Lines of data:
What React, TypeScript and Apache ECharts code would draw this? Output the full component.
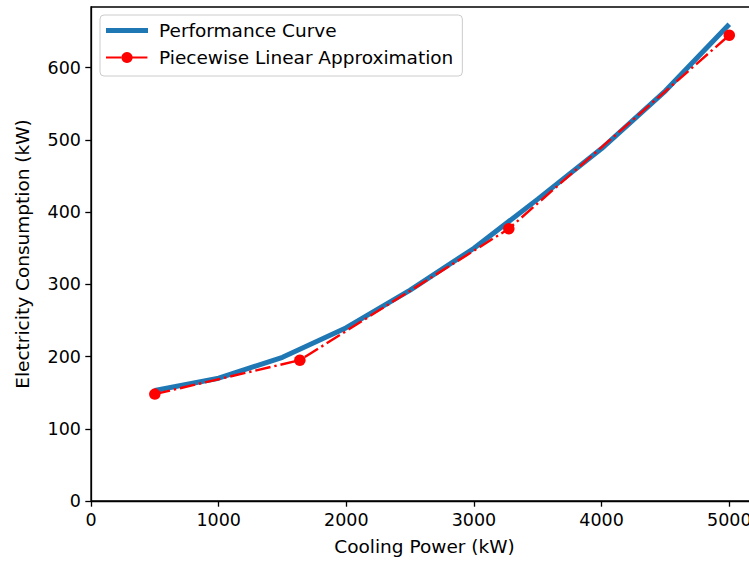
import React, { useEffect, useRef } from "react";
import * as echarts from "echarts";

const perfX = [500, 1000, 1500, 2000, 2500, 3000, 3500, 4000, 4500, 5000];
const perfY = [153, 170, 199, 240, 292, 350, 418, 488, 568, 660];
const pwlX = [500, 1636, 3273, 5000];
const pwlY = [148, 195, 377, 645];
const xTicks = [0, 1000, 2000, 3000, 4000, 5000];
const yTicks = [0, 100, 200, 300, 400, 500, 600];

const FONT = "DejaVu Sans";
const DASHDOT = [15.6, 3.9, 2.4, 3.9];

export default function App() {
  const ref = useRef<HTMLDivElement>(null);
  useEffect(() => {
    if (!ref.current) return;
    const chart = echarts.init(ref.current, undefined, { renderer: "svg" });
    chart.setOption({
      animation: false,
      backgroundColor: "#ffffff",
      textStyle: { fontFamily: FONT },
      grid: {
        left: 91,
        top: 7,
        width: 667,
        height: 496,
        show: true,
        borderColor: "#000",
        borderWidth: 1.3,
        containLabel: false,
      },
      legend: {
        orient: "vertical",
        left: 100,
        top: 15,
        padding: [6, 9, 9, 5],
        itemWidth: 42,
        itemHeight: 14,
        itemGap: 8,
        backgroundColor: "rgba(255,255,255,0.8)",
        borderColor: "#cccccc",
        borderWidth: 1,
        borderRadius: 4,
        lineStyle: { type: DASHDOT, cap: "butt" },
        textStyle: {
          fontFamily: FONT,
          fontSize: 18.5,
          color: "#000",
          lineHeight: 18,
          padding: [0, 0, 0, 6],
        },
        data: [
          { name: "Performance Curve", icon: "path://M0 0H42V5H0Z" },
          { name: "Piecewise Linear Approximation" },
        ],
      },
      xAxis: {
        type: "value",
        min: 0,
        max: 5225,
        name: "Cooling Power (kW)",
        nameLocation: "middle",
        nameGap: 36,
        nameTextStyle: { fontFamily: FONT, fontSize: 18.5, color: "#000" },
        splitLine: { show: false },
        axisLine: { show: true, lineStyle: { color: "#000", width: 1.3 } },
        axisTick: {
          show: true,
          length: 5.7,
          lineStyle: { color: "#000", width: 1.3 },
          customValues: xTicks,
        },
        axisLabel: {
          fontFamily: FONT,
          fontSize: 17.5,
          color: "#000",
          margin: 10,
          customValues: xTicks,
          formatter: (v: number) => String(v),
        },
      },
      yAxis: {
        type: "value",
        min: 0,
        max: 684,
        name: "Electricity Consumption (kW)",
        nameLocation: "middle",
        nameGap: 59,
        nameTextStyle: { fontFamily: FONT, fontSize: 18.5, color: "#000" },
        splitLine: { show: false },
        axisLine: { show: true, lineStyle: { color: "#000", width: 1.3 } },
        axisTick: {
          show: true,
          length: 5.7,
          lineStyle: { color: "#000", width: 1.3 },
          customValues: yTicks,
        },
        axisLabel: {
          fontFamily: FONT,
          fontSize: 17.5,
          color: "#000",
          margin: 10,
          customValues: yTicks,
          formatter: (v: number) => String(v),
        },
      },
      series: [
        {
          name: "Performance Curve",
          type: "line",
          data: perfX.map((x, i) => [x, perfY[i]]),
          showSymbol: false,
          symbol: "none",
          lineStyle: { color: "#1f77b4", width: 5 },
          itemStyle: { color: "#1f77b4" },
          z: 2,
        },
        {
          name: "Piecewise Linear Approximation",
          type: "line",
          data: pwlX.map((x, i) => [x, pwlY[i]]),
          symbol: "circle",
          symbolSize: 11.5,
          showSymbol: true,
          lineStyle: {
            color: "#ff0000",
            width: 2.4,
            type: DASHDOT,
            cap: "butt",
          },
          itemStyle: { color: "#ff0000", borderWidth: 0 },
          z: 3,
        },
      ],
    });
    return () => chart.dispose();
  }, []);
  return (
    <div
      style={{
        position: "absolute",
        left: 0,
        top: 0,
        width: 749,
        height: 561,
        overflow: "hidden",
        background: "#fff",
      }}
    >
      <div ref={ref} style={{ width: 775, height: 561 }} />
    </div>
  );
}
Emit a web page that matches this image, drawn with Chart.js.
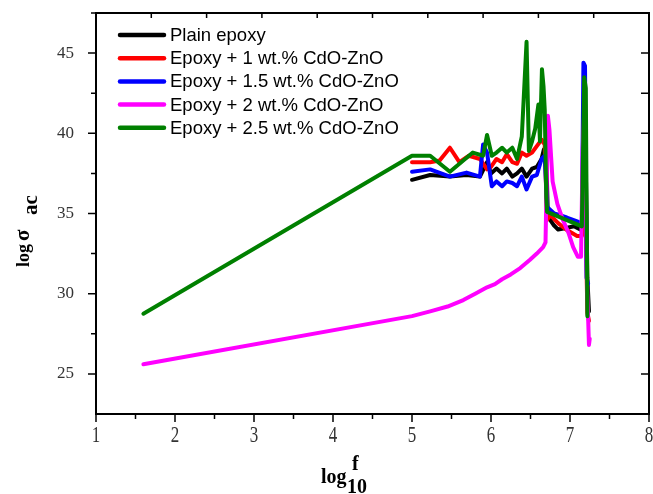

## TASK
Without the pictures, write out every entry precisely as it appears.

## ANSWER TO THE PROBLEM
What React, TypeScript and Apache ECharts code would draw this? Output the full component.
import React, { useEffect, useRef } from "react";
import * as echarts from "echarts";

const perfX = [500, 1000, 1500, 2000, 2500, 3000, 3500, 4000, 4500, 5000];
const perfY = [153, 170, 199, 240, 292, 350, 418, 488, 568, 660];
const pwlX = [500, 1636, 3273, 5000];
const pwlY = [148, 195, 377, 645];
const xTicks = [0, 1000, 2000, 3000, 4000, 5000];
const yTicks = [0, 100, 200, 300, 400, 500, 600];

const FONT = "DejaVu Sans";
const DASHDOT = [15.6, 3.9, 2.4, 3.9];

export default function App() {
  const ref = useRef<HTMLDivElement>(null);
  useEffect(() => {
    if (!ref.current) return;
    const chart = echarts.init(ref.current, undefined, { renderer: "svg" });
    chart.setOption({
      animation: false,
      backgroundColor: "#ffffff",
      textStyle: { fontFamily: FONT },
      grid: {
        left: 91,
        top: 7,
        width: 667,
        height: 496,
        show: true,
        borderColor: "#000",
        borderWidth: 1.3,
        containLabel: false,
      },
      legend: {
        orient: "vertical",
        left: 100,
        top: 15,
        padding: [6, 9, 9, 5],
        itemWidth: 42,
        itemHeight: 14,
        itemGap: 8,
        backgroundColor: "rgba(255,255,255,0.8)",
        borderColor: "#cccccc",
        borderWidth: 1,
        borderRadius: 4,
        lineStyle: { type: DASHDOT, cap: "butt" },
        textStyle: {
          fontFamily: FONT,
          fontSize: 18.5,
          color: "#000",
          lineHeight: 18,
          padding: [0, 0, 0, 6],
        },
        data: [
          { name: "Performance Curve", icon: "path://M0 0H42V5H0Z" },
          { name: "Piecewise Linear Approximation" },
        ],
      },
      xAxis: {
        type: "value",
        min: 0,
        max: 5225,
        name: "Cooling Power (kW)",
        nameLocation: "middle",
        nameGap: 36,
        nameTextStyle: { fontFamily: FONT, fontSize: 18.5, color: "#000" },
        splitLine: { show: false },
        axisLine: { show: true, lineStyle: { color: "#000", width: 1.3 } },
        axisTick: {
          show: true,
          length: 5.7,
          lineStyle: { color: "#000", width: 1.3 },
          customValues: xTicks,
        },
        axisLabel: {
          fontFamily: FONT,
          fontSize: 17.5,
          color: "#000",
          margin: 10,
          customValues: xTicks,
          formatter: (v: number) => String(v),
        },
      },
      yAxis: {
        type: "value",
        min: 0,
        max: 684,
        name: "Electricity Consumption (kW)",
        nameLocation: "middle",
        nameGap: 59,
        nameTextStyle: { fontFamily: FONT, fontSize: 18.5, color: "#000" },
        splitLine: { show: false },
        axisLine: { show: true, lineStyle: { color: "#000", width: 1.3 } },
        axisTick: {
          show: true,
          length: 5.7,
          lineStyle: { color: "#000", width: 1.3 },
          customValues: yTicks,
        },
        axisLabel: {
          fontFamily: FONT,
          fontSize: 17.5,
          color: "#000",
          margin: 10,
          customValues: yTicks,
          formatter: (v: number) => String(v),
        },
      },
      series: [
        {
          name: "Performance Curve",
          type: "line",
          data: perfX.map((x, i) => [x, perfY[i]]),
          showSymbol: false,
          symbol: "none",
          lineStyle: { color: "#1f77b4", width: 5 },
          itemStyle: { color: "#1f77b4" },
          z: 2,
        },
        {
          name: "Piecewise Linear Approximation",
          type: "line",
          data: pwlX.map((x, i) => [x, pwlY[i]]),
          symbol: "circle",
          symbolSize: 11.5,
          showSymbol: true,
          lineStyle: {
            color: "#ff0000",
            width: 2.4,
            type: DASHDOT,
            cap: "butt",
          },
          itemStyle: { color: "#ff0000", borderWidth: 0 },
          z: 3,
        },
      ],
    });
    return () => chart.dispose();
  }, []);
  return (
    <div
      style={{
        position: "absolute",
        left: 0,
        top: 0,
        width: 749,
        height: 561,
        overflow: "hidden",
        background: "#fff",
      }}
    >
      <div ref={ref} style={{ width: 775, height: 561 }} />
    </div>
  );
}
Emit a web page that matches this image, drawn with Chart.js.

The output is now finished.